Forecasting and Tracking Extreme Flooding
Advanced scientific and technological methods predict and monitor extreme flood events, enabling more timely and effective responses. Hydrological models are computer simulations that predict water flow in rivers and catchments by processing various data inputs. These models consider historical meteorological time series, including precipitation and temperature, as well as static catchment attributes like land use, soil types, and topography. They can forecast streamflow, often providing daily outputs that represent the probability of water levels over a multi-day horizon, typically up to seven days in advance.
Weather radar and satellite monitoring provide crucial data for tracking precipitation and water levels. Satellite-based precipitation products offer real-time data at high spatial and temporal resolutions, such as 12 km spatial and 3-hourly temporal resolution, which is particularly useful for remote or transboundary areas. Weather radar systems track storm systems and rainfall intensity, offering short-term precipitation forecasts that improve the accuracy and lead time of flood predictions.
Ground-based river gauges and sensor networks provide real-time data on water levels and flow rates within rivers and streams. These instruments offer immediate insights into current conditions, which are then integrated into forecasting models to enhance their accuracy. Historical data analysis of past flood events helps identify patterns and inform future predictions, contributing to model development and calibration. Early warning systems integrate these data, models, and communication channels to alert communities, often using mobile phone-based alerts and color-coded warning levels to indicate flood risk.
Strategies for Reducing Flood Risk
Reducing extreme flood risks involves structural engineering solutions and non-structural planning and preparedness measures. These strategies mitigate the impact of high water events on communities and infrastructure.
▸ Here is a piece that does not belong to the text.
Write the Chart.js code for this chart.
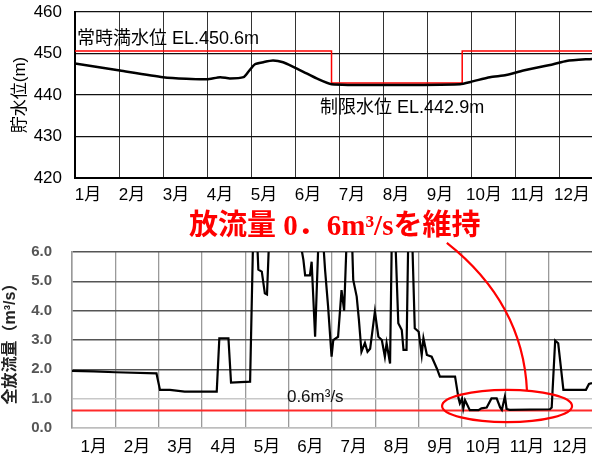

Structural measures involve physical modifications to control water flow and protect vulnerable areas:
Dams and reservoirs are constructed to manage water flow by storing excess water during heavy rainfall or snowmelt events, releasing it gradually to prevent downstream flooding.
Levees and floodwalls are built as barriers to contain rivers and prevent water from inundating populated areas.
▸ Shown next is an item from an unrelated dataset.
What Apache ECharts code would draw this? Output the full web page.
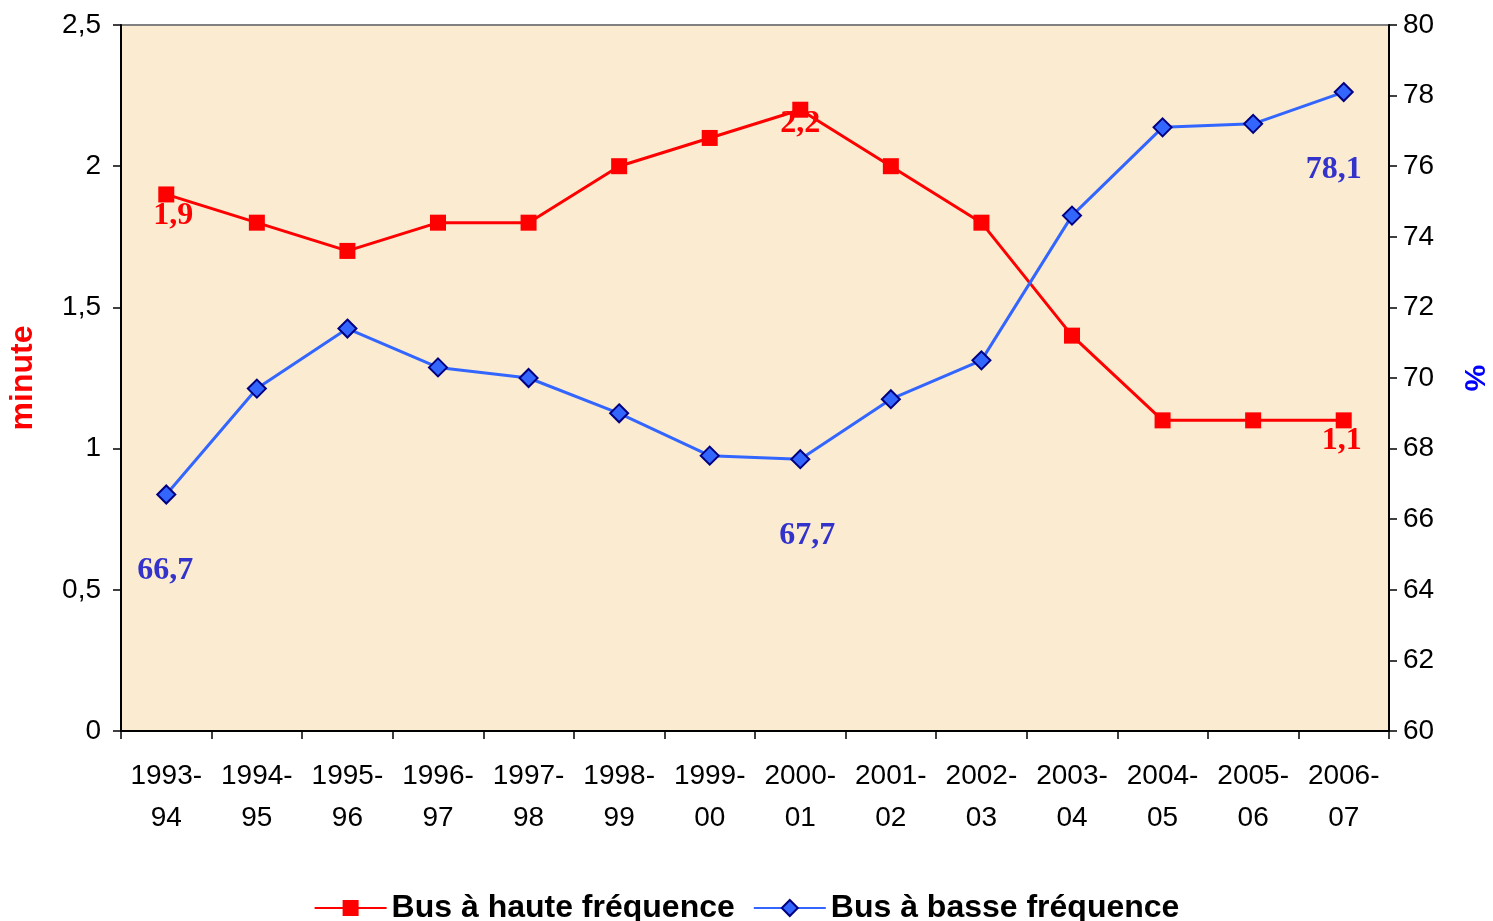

Channel modifications, such as deepening or widening river channels, increase their capacity to carry water, reducing the likelihood of overflow.
Non-structural measures adapt human activities and land use to minimize flood impacts without relying on large physical infrastructure:
Land-use planning involves restricting development in flood-prone areas, often designating them for uses like parks or agriculture that can naturally absorb excess water.
Floodplain management emphasizes preserving natural floodplains, which act as sponges to absorb and temporarily store floodwaters, reducing downstream flow.
Early warning and evacuation plans are integrated systems that use real-time data and forecasts to alert communities and guide safe evacuation to higher ground.
Building codes and flood-resistant construction standards ensure that new structures are designed to withstand flood impacts, possibly by elevating them or using waterproof materials.
Public education and awareness campaigns inform communities about flood risks and preparedness actions, fostering a culture of readiness.
Natural infrastructure solutions, such as restoring wetlands and forests, enhance the landscape’s ability to absorb water, providing a natural buffer against floods.